The economic mover and shaker this week is Friday's employment report from the Bureau of Labor Statistics. This monthly report contains a wealth of data for economists, the most publicized being the month-over-month change in Total Nonfarm Employment (the PAYEMS series in the FRED repository). However, each month a few days before we receive the highly anticipated jobs report, ADP releases their data on new nonfarm private jobs.

The ADP employment report revealed that 122K nonfarm private jobs were added in July, the smallest addition in the past six months. The latest reading came in lower than the expected 147K addition of new private jobs and marks the fourth straight month that private sector hiring has slowed.

The forecast for the forthcoming BLS report is that 155,000 private nonfarm jobs were added in July. However, the forecast for the full nonfarm jobs (the PAYEMS number) is for 177,000 jobs to have been added. Here is a visualization of the two series over the past twelve months.

ADP employment versus BLS employment

Here is an excerpt from today's ADP report press release:

“With wage growth abating, the labor market is playing along with the Federal Reserve's effort to slow inflation,” said Nela Richardson, chief economist, ADP. “If inflation goes back up, it won't be because of labor.”

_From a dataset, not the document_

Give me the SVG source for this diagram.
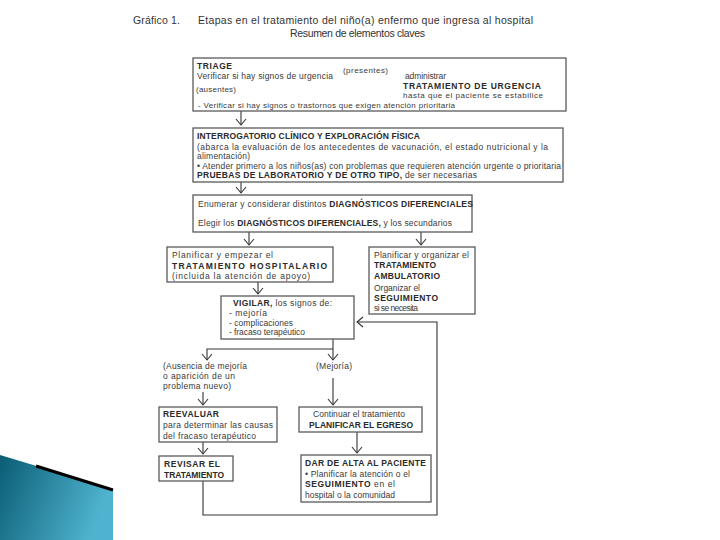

Here is a snapshot of the monthly change in the ADP headline number since the company's earliest published data with the new methodology in 2010. This is quite a volatile series, so we've plotted the monthly data points as dots along with a six-month moving average, which gives us a clearer sense of the trend. The latest six-month moving average is 168,000, up from 166,000 in June.

ADP Nonfarm Private EmploymentAs we see in the chart above, the trend peaked in September 2015 and then went negative for the first time in late 2019, just before the NBER declared a recession start. The COVID-19 pandemic has brought employment numbers down to levels we have never seen this century. The trend reached a new high in 2021 at 778,000 and has recently dropped back to pre-pandemic levels.